I remember writing letter after letter to the E&S when I was around 14, tucking my gig reviews into the envelope and praying they'd publish one. Such an important paper to so many people. I spent a good few years working at NW and I must say this news is...well...gutting.
Thanks for writing this, Kirsty. Back in 2005 I was lucky enough to do work experience in the building you speak so fondly of, on the Sports desk. I remember the bustle of the office well. Though it turned me away from wanting to be a journalist, it left me with a fantastic memory.
One of the journalists was assigned to go and interview the then Aston Villa chairman at the training ground. It was a damp, freezing day and the part of the training ground we were interviewing him in was a building site. He kept us and the other journalists waiting a significant amount of time, all numb from cold in a tiny little portakabin, until he pulled up in a lovely old Jag with a boot filled to the brim with the alcohol. The interviews took place and the alcohol flowed. Later, we'd find what we recorded on the Dictaphone would be largely unusable due to my high pitched laughs littered throughout -- regardless of whether a comment was funny or not.
Interviews out the way with, the chairman walked around the room apologizing for his tardiness. When he came to us, I was introduced as 'This is Dan, he's a student on work experience.' He shook my hand and made a comment about being a student, then said he had something for me. We walked outside to his car and he presented me with a big, two litre bottle of Cider. Me and the journalist both looked at each other. I took the bottle from him. The journalist turned a blind eye. I was 14.

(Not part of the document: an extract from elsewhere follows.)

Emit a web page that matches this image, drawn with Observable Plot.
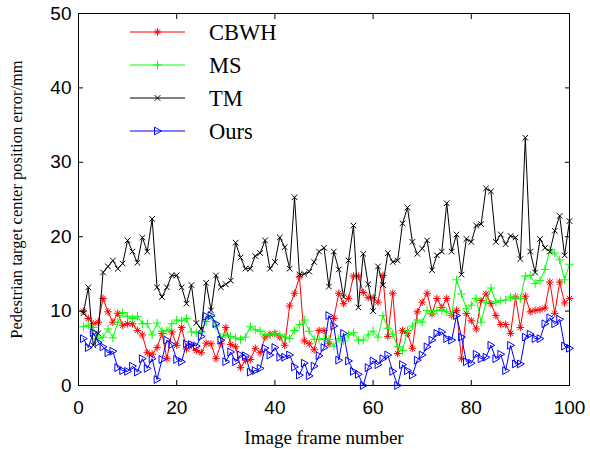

On the way back, the journalist dropped me off back in our shared hometown of West Bromwich. From his car to my bus stop was only a short walk but he kept shouting after me to hurry up as he thought some older lads were eyeing me and the bottle up. I managed to get home safely, bottle intact, until my Mom asked me where on earth I'd managed to get that from. The Aston Villa chairman didn't seem to be a believable response.